Ford as withdrew as a mfr, and JW (John Wyer) Automotive bought out FAV.

Their 4.9L GT40 in Gulf livery won.
Along the way, Porsche ran a 2.2L and a 3.0L to 2nd and 3rd.

Separately... Le Mans had a tradition where drivers stood on one side of the track, and ran across the track to get into their cars at the start of the race.

It was not universally popular. Britain had outlawed the
practice in the early 1960s.

In 1968, at the start, Willy Mairesse driving a privateer GT40, sprinted across but apparently didn't shut his door properly. A few minutes later on the Mulsanne Straight (below) Mairesse' door flew off and he lost control, ending up in the trees.
He was injured and went into a coma. He woke 2wks later but it ended his career.

In 1969, Jackie Ickx ran in the GT40 which won in 1968 but staged a protest at the start, walking to his car.

He started last.
Having wrapped up the championship early in the season after only 7 races, Porsche was expected to win with its new 917 with 520hp.

Porsche also ran 3 917s. All DNF (tragically one crashed on the first lap, killing gentleman driver John Woolfe)
By that time, Porsche had succumbed to the allure of bigger engines to win. In 1969 it was 3.0L flat 8 908 placing 2nd. In 1970 a 4.5L flat 12 won. In 1971 it was a 4.9L flat 12.
In later years, Porsche partnered with other teams like Martini and Kremer to run the 936 which was the replacement to the 917, and also to run the 935 and 934 in the Groupe 5 and GT classes through the 1970s and early 1980s.
In 1982, with the advent of Class C, Porsche returned with the 956, which was their first major effort in years.

It dominated.

In 1982, it took the top 3 places.
In 1983, it took 9 of the top 10. And this was for a 2.6L turbo out of the 935.

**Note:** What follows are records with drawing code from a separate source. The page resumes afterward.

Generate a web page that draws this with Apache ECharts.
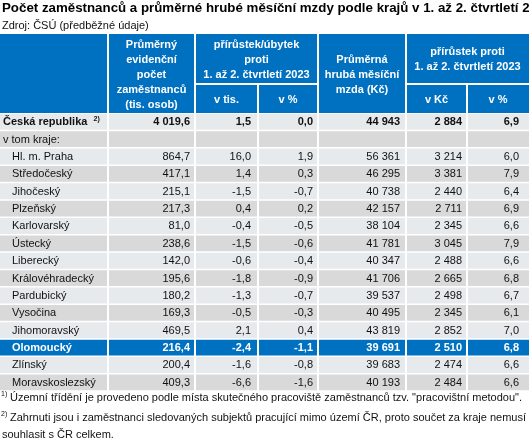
<!DOCTYPE html>
<html><head><meta charset="utf-8">
<script src="https://cdn.jsdelivr.net/npm/echarts@6/dist/echarts.min.js"></script>
<style>html,body{margin:0;padding:0;background:#fff}#c{width:529px;height:444px}</style>
</head><body><div id="c"></div>
<script>
// ---- data ----
const titleText = 'Počet zaměstnanců a průměrné hrubé měsíční mzdy podle krajů v 1. až 2. čtvrtletí 2024';
const sourceText = 'Zdroj: ČSÚ (předběžné údaje)';
const rowLabels = ['Česká republika', 'v tom kraje:', 'Hl. m. Praha', 'Středočeský', 'Jihočeský', 'Plzeňský',
  'Karlovarský', 'Ústecký', 'Liberecký', 'Královéhradecký', 'Pardubický', 'Vysočina', 'Jihomoravský',
  'Olomoucký', 'Zlínský', 'Moravskoslezský'];
const employees = [4019.6, null, 864.7, 417.1, 215.1, 217.3, 81.0, 238.6, 142.0, 195.6, 180.2, 169.3, 469.5, 216.4, 200.4, 409.3];
const employeesChange = [1.5, null, 16.0, 1.4, -1.5, 0.4, -0.4, -1.5, -0.6, -1.8, -1.3, -0.5, 2.1, -2.4, -1.6, -6.6];
const employeesChangePct = [0.0, null, 1.9, 0.3, -0.7, 0.2, -0.5, -0.6, -0.4, -0.9, -0.7, -0.3, 0.4, -1.1, -0.8, -1.6];
const wage = [44943, null, 56361, 46295, 40738, 42157, 38104, 41781, 40347, 41706, 39537, 40495, 43819, 39691, 39683, 40193];
const wageChange = [2884, null, 3214, 3381, 2440, 2711, 2345, 3045, 2488, 2665, 2498, 2345, 2852, 2510, 2474, 2484];
const wageChangePct = [6.9, null, 6.0, 7.9, 6.4, 6.9, 6.6, 7.9, 6.6, 6.8, 6.7, 6.1, 7.0, 6.8, 6.6, 6.6];
const highlighted = 'Olomoucký';
const totalNote = '2)';
const headEmployees = 'Průměrný\nevidenční\npočet\nzaměstnanců\n(tis. osob)';
const headEmpChange = 'přírůstek/úbytek\nproti\n1. až 2. čtvrtletí 2023';
const headWage = 'Průměrná\nhrubá měsíční\nmzda (Kč)';
const headWageChange = 'přírůstek proti\n1. až 2. čtvrtletí 2023';
const subHeads = ['v tis.', 'v %', 'v Kč', 'v %'];
const footnote1 = 'Územní třídění je provedeno podle místa skutečného pracoviště zaměstnanců tzv. "pracovištní metodou".';
const footnote2a = 'Zahrnuti jsou i zaměstnanci sledovaných subjektů pracující mimo území ČR, proto součet za kraje nemusí';
const footnote2b = 'souhlasit s ČR celkem.';

// ---- layout / style ----
const FONT = '"Liberation Sans", Arial, sans-serif';
const BLUE = '#0070C0';
const LIGHT = '#E7EAED';
const DARK = '#D9D9DA';
const edges = [0, 108, 195, 258, 318, 406, 467, 529];
const padR = [5, 7, 5, 6, 5, 10];
const columns = [
  { v: employees, d: 1 }, { v: employeesChange, d: 1 }, { v: employeesChangePct, d: 1 },
  { v: wage, d: 0 }, { v: wageChange, d: 0 }, { v: wageChangePct, d: 1 }
];
const HEAD_TOP = 34, HEAD_MID = 84, HEAD_BOT = 113;
const TABLE_BOT = 391;

function fmt(v, d) {
  if (v === null || v === undefined) return '';
  let s = Math.abs(v).toFixed(d);
  let parts = s.split('.');
  let i = parts[0].replace(/\B(?=(\d{3})+(?!\d))/g, ' ');
  return (v < 0 ? '-' : '') + i + (parts[1] ? ',' + parts[1] : '');
}

const hiIdx = rowLabels.indexOf(highlighted);

function renderRow(params, api) {
  const idx = api.value(1);
  const c = api.coord([0, idx]);
  const h = api.size([0, 1])[1];
  const yC = c[1];
  const top = yC - h / 2;
  const X = v => api.coord([v, idx])[0];
  const fill = idx === hiIdx ? BLUE : (idx % 2 === 0 ? LIGHT : DARK);
  const txtColor = idx === hiIdx ? '#fff' : '#111';
  const bold = idx === 0 || idx === hiIdx;
  const children = [];
  for (let i = 0; i < edges.length - 1; i++) {
    const x0 = X(edges[i]) + (i ? 1 : 0);
    const x1 = X(edges[i + 1]) - (i < edges.length - 2 ? 1 : 0);
    children.push({ type: 'rect', shape: { x: x0, y: top + 0.75, width: x1 - x0, height: h - 1.5 }, style: { fill: fill } });
  }
  const indent = idx >= 2 ? 12 : 3;
  if (idx === 0) {
    children.push({ type: 'text', style: {
      x: X(indent), y: yC + 0.5, align: 'left', verticalAlign: 'middle',
      text: '{b|' + rowLabels[idx] + '  }{s|' + totalNote + '}',
      rich: {
        b: { fontFamily: FONT, fontSize: 11, fontWeight: 'bold', fill: txtColor, lineHeight: 14 },
        s: { fontFamily: FONT, fontSize: 7, fontWeight: 'bold', fill: txtColor, lineHeight: 14, verticalAlign: 'top', padding: [0, 0, 5, 0] }
      }
    } });
  } else {
    children.push({ type: 'text', style: {
      x: X(indent), y: yC + 0.5, align: 'left', verticalAlign: 'middle', text: rowLabels[idx],
      fill: txtColor, fontFamily: FONT, fontSize: 11, fontWeight: bold ? 'bold' : 'normal'
    } });
  }
  columns.forEach((col, i) => {
    children.push({ type: 'text', style: {
      x: X(edges[i + 2] - padR[i]), y: yC + 0.5, align: 'right', verticalAlign: 'middle',
      text: fmt(col.v[idx], col.d), fill: txtColor, fontFamily: FONT, fontSize: 11,
      fontWeight: bold ? 'bold' : 'normal'
    } });
  });
  return { type: 'group', children: children };
}

function headRect(x0, x1, y0, y1) {
  return { type: 'rect', shape: { x: x0, y: y0, width: x1 - x0, height: y1 - y0 }, style: { fill: BLUE }, silent: true };
}
function headText(x, y, t) {
  return { type: 'text', x: x, y: y, silent: true, style: { text: t, align: 'center', verticalAlign: 'middle',
    fill: '#fff', fontFamily: FONT, fontSize: 11, fontWeight: 'bold', lineHeight: 15 } };
}
function plainText(x, y, t, size, weight) {
  return { type: 'text', x: x, y: y, silent: true, style: { text: t, align: 'left', verticalAlign: 'middle',
    fill: '#111', fontFamily: FONT, fontSize: size, fontWeight: weight || 'normal' } };
}

const graphics = [
  headRect(0, 107, HEAD_TOP, HEAD_BOT),
  headRect(109, 194, HEAD_TOP, HEAD_BOT),
  headRect(196, 317, HEAD_TOP, HEAD_MID - 1),
  headRect(196, 257, HEAD_MID + 1, HEAD_BOT),
  headRect(259, 317, HEAD_MID + 1, HEAD_BOT),
  headRect(319, 405, HEAD_TOP, HEAD_BOT),
  headRect(407, 529, HEAD_TOP, HEAD_MID - 1),
  headRect(407, 466, HEAD_MID + 1, HEAD_BOT),
  headRect(468, 529, HEAD_MID + 1, HEAD_BOT),
  headText(151.5, 74.5, headEmployees),
  headText(256.5, 60, headEmpChange),
  headText(226.5, 99.5, subHeads[0]),
  headText(288, 99.5, subHeads[1]),
  headText(362, 75, headWage),
  headText(467.5, 59.5, headWageChange),
  headText(436.5, 99.5, subHeads[2]),
  headText(498, 99.5, subHeads[3]),
  plainText(1, 394, '1)', 7),
  plainText(10, 397.5, footnote1, 11),
  plainText(1, 414, '2)', 7),
  plainText(10, 417.5, footnote2a, 11),
  plainText(2, 434.5, footnote2b, 11)
];

const chart = echarts.init(document.getElementById('c'), null, { renderer: 'canvas' });
chart.setOption({
  backgroundColor: '#fff',
  animation: false,
  title: {
    text: titleText, subtext: sourceText, left: 2, top: 2, padding: 0, itemGap: 5,
    textStyle: { fontFamily: FONT, fontSize: 13.3, fontWeight: 'bold', color: '#000' },
    subtextStyle: { fontFamily: FONT, fontSize: 11, color: '#111' }
  },
  grid: { left: 0, right: 0, top: HEAD_BOT, bottom: 444 - TABLE_BOT, containLabel: false },
  xAxis: { type: 'value', min: 0, max: 529, show: false },
  yAxis: { type: 'category', data: rowLabels, inverse: true, show: false },
  graphic: graphics,
  series: [{
    type: 'custom', renderItem: renderRow, encode: { x: 0, y: 1 },
    data: rowLabels.map((_, i) => [0, i]), silent: true
  }]
});
</script></body></html>
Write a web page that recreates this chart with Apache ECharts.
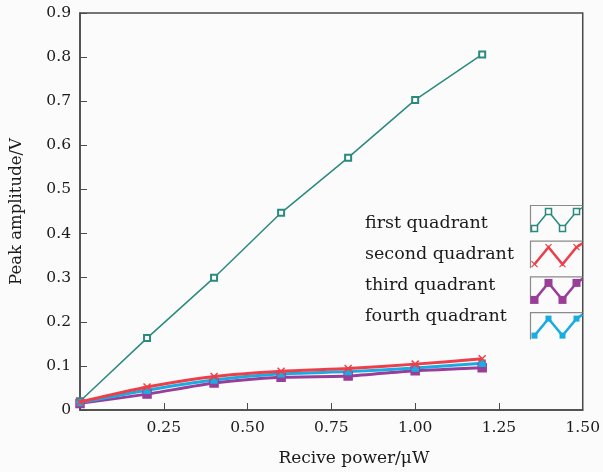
<!DOCTYPE html>
<html>
<head>
<meta charset="utf-8">
<script src="https://cdn.jsdelivr.net/npm/echarts@6/dist/echarts.min.js"></script>
<style>
  html, body { margin: 0; padding: 0; background: #fbfbfb; }
  #chart { width: 603px; height: 472px; }
</style>
</head>
<body>
<div id="chart"></div>
<script>
// received power (uW)
const xValues = [0, 0.2, 0.4, 0.6, 0.8, 1.0, 1.2];
// peak amplitude (V) per quadrant
const firstQuadrant = [0.02, 0.163, 0.3, 0.447, 0.572, 0.703, 0.806];
const secondQuadrant = [0.018, 0.052, 0.076, 0.088, 0.094, 0.104, 0.116];
const thirdQuadrant = [0.015, 0.036, 0.061, 0.074, 0.077, 0.089, 0.096];
const fourthQuadrant = [0.017, 0.045, 0.068, 0.082, 0.087, 0.095, 0.106];
const seriesNames = ["first quadrant", "second quadrant", "third quadrant", "fourth quadrant"];

const FONT = "DejaVu Serif";
const TEXT = "#1a1a1a";
const crossPath = "path://M0,0L10,10M10,0L0,10";

const styles = [
  { color: "#2b8a7e", width: 1.5, symbol: "emptyRect", size: 6, smooth: false },
  { color: "#ec3f4a", width: 3, symbol: crossPath, size: 7, smooth: 0.2 },
  { color: "#993d99", width: 3, symbol: "rect", size: 8, smooth: 0.2 },
  { color: "#18ace2", width: 3, symbol: "rect", size: 6, smooth: 0.2 }
];

const allValues = [firstQuadrant, secondQuadrant, thirdQuadrant, fourthQuadrant];

const chart = echarts.init(document.getElementById("chart"));

const series = allValues.map((vals, i) => ({
  name: seriesNames[i],
  type: "line",
  data: xValues.map((x, j) => [x, vals[j]]),
  symbol: styles[i].symbol,
  symbolSize: styles[i].size,
  smooth: styles[i].smooth,
  z: i === 1 ? 5 : 3,
  lineStyle: { color: styles[i].color, width: styles[i].width },
  itemStyle: {
    color: styles[i].color,
    borderColor: styles[i].color,
    borderWidth: 1.5
  }
}));

// legend drawn as text + framed zigzag sample, like the original figure
const legendGraphic = [];
const zig = [[4, 21], [18, 4], [32, 21], [46, 4], [52, 0]];
seriesNames.forEach((name, i) => {
  const st = styles[i];
  legendGraphic.push({
    type: "text",
    left: 365,
    top: 214 + i * 31.3,
    style: { text: name, font: "17.5px '" + FONT + "'", fill: TEXT }
  });
  const children = [];
  children.push({
    type: "polyline",
    shape: { points: [[52, 0], [0, 0], [0, 27]] },
    style: { stroke: "#8a8a8a", lineWidth: 1.2, fill: null }
  });
  children.push({
    type: "polyline",
    shape: { points: zig.map(p => [p[0], p[1] + 2]) },
    style: { stroke: st.color, lineWidth: st.width === 3 ? 2.5 : 1.5, fill: null }
  });
  zig.slice(0, 4).forEach(p => {
    const cx = p[0], cy = p[1] + 2;
    if (i === 1) {
      children.push({
        type: "polyline",
        shape: { points: [[cx - 3, cy - 3], [cx + 3, cy + 3]] },
        style: { stroke: st.color, lineWidth: 1.2 }
      }, {
        type: "polyline",
        shape: { points: [[cx + 3, cy - 3], [cx - 3, cy + 3]] },
        style: { stroke: st.color, lineWidth: 1.2 }
      });
    } else {
      const s = st.size;
      children.push({
        type: "rect",
        shape: { x: cx - s / 2, y: cy - s / 2, width: s, height: s },
        style: i === 0
          ? { fill: "#fbfbfb", stroke: st.color, lineWidth: 1.5 }
          : { fill: st.color }
      });
    }
  });
  legendGraphic.push({
    type: "group",
    left: 528,
    top: 203 + i * 35.7,
    children: children
  });
});

const options = {
  backgroundColor: "#fbfbfb",
  animation: false,
  textStyle: { fontFamily: FONT },
  grid: {
    left: 77, right: 17, top: 13, bottom: 61,
    show: true, borderColor: "#4a4a4a", borderWidth: 1.5,
    backgroundColor: "transparent"
  },
  xAxis: {
    type: "value",
    min: 0, max: 1.5, interval: 0.25,
    name: "Recive power/\u03bcW",
    nameLocation: "middle",
    nameGap: 40,
    nameTextStyle: { fontFamily: FONT, fontSize: 17, color: TEXT, padding: [0, 0, 0, 45] },
    axisLine: { lineStyle: { color: "#4a4a4a", width: 1.5 } },
    axisTick: { inside: true, length: 7, lineStyle: { color: "#4a4a4a" } },
    splitLine: { show: false },
    axisLabel: {
      fontFamily: FONT, fontSize: 15.5, color: TEXT, margin: 10,
      formatter: v => (v === 0 ? "" : v.toFixed(2))
    }
  },
  yAxis: {
    type: "value",
    min: 0, max: 0.9, interval: 0.1,
    name: "Peak amplitude/V",
    nameLocation: "middle",
    nameGap: 55,
    nameTextStyle: { fontFamily: FONT, fontSize: 16.5, color: TEXT },
    axisLine: { lineStyle: { color: "#4a4a4a", width: 1.5 } },
    axisTick: { inside: true, length: 7, lineStyle: { color: "#4a4a4a" } },
    splitLine: { show: false },
    axisLabel: {
      fontFamily: FONT, fontSize: 15.5, color: TEXT, margin: 9,
      formatter: v => (v === 0 ? "0" : v.toFixed(1))
    }
  },
  graphic: legendGraphic,
  series: series
};

chart.setOption(options);
</script>
</body>
</html>
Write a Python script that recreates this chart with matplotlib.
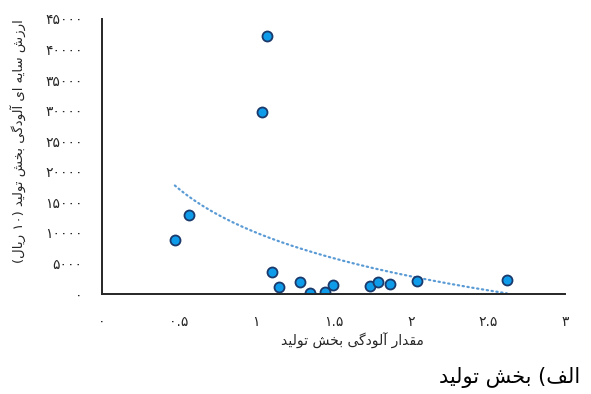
import re
import matplotlib
matplotlib.use("Agg")
import matplotlib.pyplot as plt
import numpy as np
from matplotlib.ticker import FuncFormatter

# pollution amount (x) and shadow value (y) of the production sector
pollution = [0.472, 0.563, 1.037, 1.071, 1.104, 1.145, 1.286, 1.348,
             1.448, 1.494, 1.734, 1.786, 1.866, 2.043, 2.623]
shadow_value = [8900, 12900, 29800, 42200, 3600, 1100, 2000, 200,
                300, 1400, 1300, 1900, 1600, 2200, 2300]

x_ticks = [0, 0.5, 1, 1.5, 2, 2.5, 3]
y_ticks = [0, 5000, 10000, 15000, 20000, 25000, 30000, 35000, 40000, 45000]

x_title = "مقدار آلودگی بخش تولید"
y_title = "ارزش سایه ای آلودگی بخش تولید (۱۰ ریال)"
caption = "الف) بخش تولید"

# arabic presentation forms: isolated, final, initial, medial
FORMS = {
    'ا': '\uFE8D\uFE8E', 'آ': '\uFE81\uFE82', 'د': '\uFEA9\uFEAA',
    'ر': '\uFEAD\uFEAE', 'ز': '\uFEAF\uFEB0', 'و': '\uFEED\uFEEE',
    'ب': '\uFE8F\uFE90\uFE91\uFE92', 'ت': '\uFE95\uFE96\uFE97\uFE98',
    'خ': '\uFEA5\uFEA6\uFEA7\uFEA8', 'س': '\uFEB1\uFEB2\uFEB3\uFEB4',
    'ش': '\uFEB5\uFEB6\uFEB7\uFEB8', 'ف': '\uFED1\uFED2\uFED3\uFED4',
    'ق': '\uFED5\uFED6\uFED7\uFED8', 'ل': '\uFEDD\uFEDE\uFEDF\uFEE0',
    'م': '\uFEE1\uFEE2\uFEE3\uFEE4', 'ه': '\uFEE9\uFEEA\uFEEB\uFEEC',
    'ی': '\uFBFC\uFBFD\uFBFE\uFBFF', 'گ': '\uFB92\uFB93\uFB94\uFB95',
}


def shape(text):
    out = []
    for i, ch in enumerate(text):
        if ch not in FORMS:
            out.append(ch)
            continue
        prev = text[i - 1] if i > 0 else ''
        nxt = text[i + 1] if i + 1 < len(text) else ''
        jp = prev in FORMS and len(FORMS[prev]) == 4
        jn = len(FORMS[ch]) == 4 and nxt in FORMS
        idx = 3 if (jp and jn) else 1 if jp else 2 if jn else 0
        out.append(FORMS[ch][idx])
    return ''.join(out)


def rtl(text):
    # right-to-left line in visual order, digit runs kept left-to-right
    toks = re.findall(r'[۰-۹.]+|.', shape(text))[::-1]
    mirror = {'(': ')', ')': '('}
    return ''.join(mirror.get(t, t) for t in toks)


def fa_digits(v):
    s = ('%g' % v)
    return s.translate(str.maketrans('0123456789', '۰۱۲۳۴۵۶۷۸۹'))


plt.rcParams['font.family'] = ['DejaVu Sans']

fig = plt.figure(figsize=(5.91, 3.94), dpi=100)
ax = fig.add_axes([0.1726, 0.2538, 0.7834, 0.698])

ax.scatter(pollution, shadow_value, s=52, color='#0E9BEA',
           edgecolors='#1B3A6B', linewidths=1.3, zorder=3)

# logarithmic trendline fitted on the data
xs = np.array(pollution)
b, a = np.polyfit(np.log(xs), np.array(shadow_value), 1)
xf = np.linspace(xs.min(), xs.max(), 200)
ax.plot(xf, a + b * np.log(xf), color='#5B9BD5', lw=1.6,
        linestyle=(0, (0.6, 1.6)), dash_capstyle='round', zorder=2)

ax.set_xlim(0, 3)
ax.set_ylim(0, 45000)
ax.set_xticks(x_ticks)
ax.set_yticks(y_ticks)
ax.xaxis.set_major_formatter(FuncFormatter(lambda v, p: fa_digits(v)))
ax.yaxis.set_major_formatter(FuncFormatter(lambda v, p: fa_digits(v)))
ax.tick_params(length=0, labelsize=10, colors='#262626')
ax.tick_params(axis='x', pad=15)
ax.tick_params(axis='y', pad=14)

for side in ['top', 'right']:
    ax.spines[side].set_visible(False)
for side in ['left', 'bottom']:
    ax.spines[side].set_color('#262626')
    ax.spines[side].set_linewidth(1.4)
ax.spines['bottom'].set_zorder(4)

fig.text(352 / 591, 1 - 341 / 394, rtl(x_title), ha='center', va='center',
         fontsize=10, color='#262626')
fig.text(18 / 591, 1 - 141 / 394, rtl(y_title), ha='center', va='center',
         rotation=90, fontsize=9.5, color='#262626')
fig.text(580 / 591, 1 - 378 / 394, rtl(caption), ha='right', va='center',
         fontsize=15, color='black')

fig.savefig('out.png', dpi=100)
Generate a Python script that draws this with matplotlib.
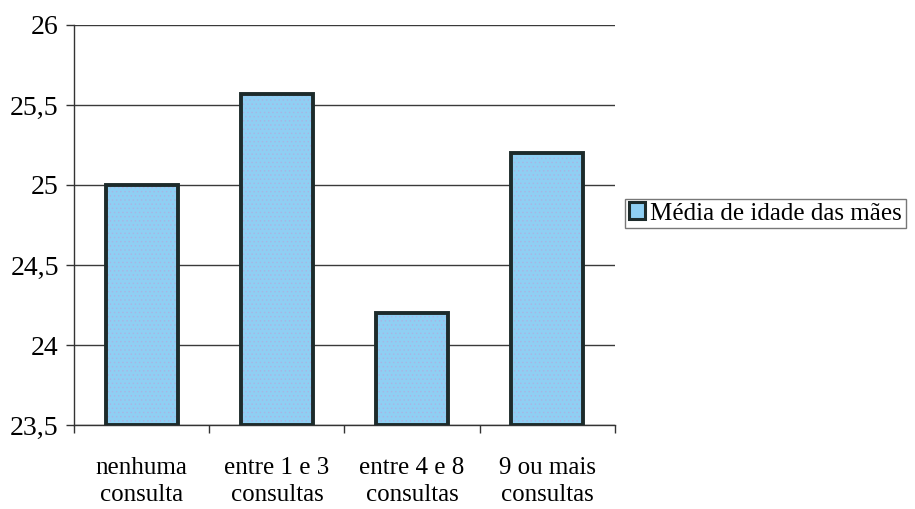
import matplotlib.pyplot as plt
import matplotlib.patches as mpatches

categorias = ['nenhuma\nconsulta', 'entre 1 e 3\nconsultas', 'entre 4 e 8\nconsultas', '9 ou mais\nconsultas']
media_idade = [25.0, 25.57, 24.2, 25.2]
y_ticks = [23.5, 24, 24.5, 25, 25.5, 26]
y_labels = ['23,5', '24', '24,5', '25', '25,5', '26']
serie = 'Média de idade das mães'


def main():
    plt.rcParams['font.family'] = ['Liberation Serif', 'DejaVu Serif']
    plt.rcParams['hatch.linewidth'] = 0.5

    fig = plt.figure(figsize=(9.15, 5.09), dpi=100)
    ax = fig.add_axes([0.081, 0.165, 0.591, 0.786])

    x = range(len(categorias))
    # preenchimento texturizado e depois o contorno escuro
    ax.bar(x, [v - 23.5 for v in media_idade], bottom=23.5, width=0.53,
           color='#8fcff3', edgecolor='#a9b4e4', hatch='....', linewidth=0, zorder=3)
    ax.bar(x, [v - 23.5 for v in media_idade], bottom=23.5, width=0.53,
           fill=False, edgecolor='#1d2b2b', linewidth=2.8, zorder=4)

    ax.set_xlim(-0.5, len(categorias) - 0.5)
    ax.set_ylim(23.5, 26)
    ax.set_yticks(y_ticks)
    ax.set_yticklabels(y_labels, fontsize=20)
    ax.set_xticks(list(x))
    ax.set_xticklabels(categorias, fontsize=18, linespacing=1.3)
    ax.set_xticks([i - 0.5 for i in range(len(categorias) + 1)], minor=True)
    ax.tick_params(axis='x', which='major', length=0, pad=23)
    ax.tick_params(axis='x', which='minor', length=6, width=1, color='#333333')
    ax.tick_params(axis='y', length=6, width=1, color='#333333', pad=5)

    ax.grid(axis='y', color='#3a3a3a', linewidth=1, zorder=1)
    for lado in ['top', 'right']:
        ax.spines[lado].set_visible(False)
    for lado in ['left', 'bottom']:
        ax.spines[lado].set_color('#333333')
        ax.spines[lado].set_linewidth(1)

    marcador = mpatches.Patch(facecolor='#8fcff3', edgecolor='#1d2b2b', linewidth=2.2, label=serie)
    leg = fig.legend(handles=[marcador], loc='center left',
                     bbox_to_anchor=(625 / 915, 1 - 213.5 / 509), fontsize=18,
                     frameon=True, fancybox=False, handlelength=0.65, handleheight=0.65,
                     handletextpad=0.2, borderpad=0.15, borderaxespad=0)
    leg.get_frame().set_edgecolor('#555555')
    leg.get_frame().set_linewidth(1)

    fig.savefig('out.png', dpi=100)


if __name__ == '__main__':
    main()
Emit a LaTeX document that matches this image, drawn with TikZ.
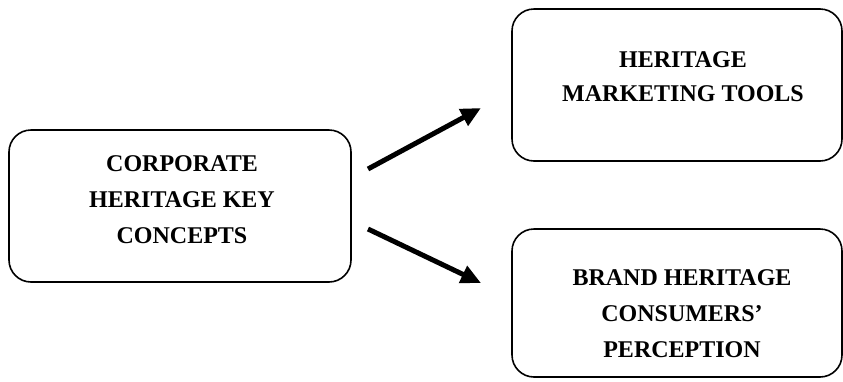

Later in 1983 Stefan Belloff set a lap record on the Nurburgring Nordschleife circuit which stood for decades.
It took until 1988 to displace Porsche at the top of the podium. The Jaguar XJR9 had a 7.0L engine, but still almost lost to the 3.0L 962C, winning perhaps only b/c Ludwig in the 962C ran out of fuel and coasted into the pits on its starter motor. They both ended on Lap 394.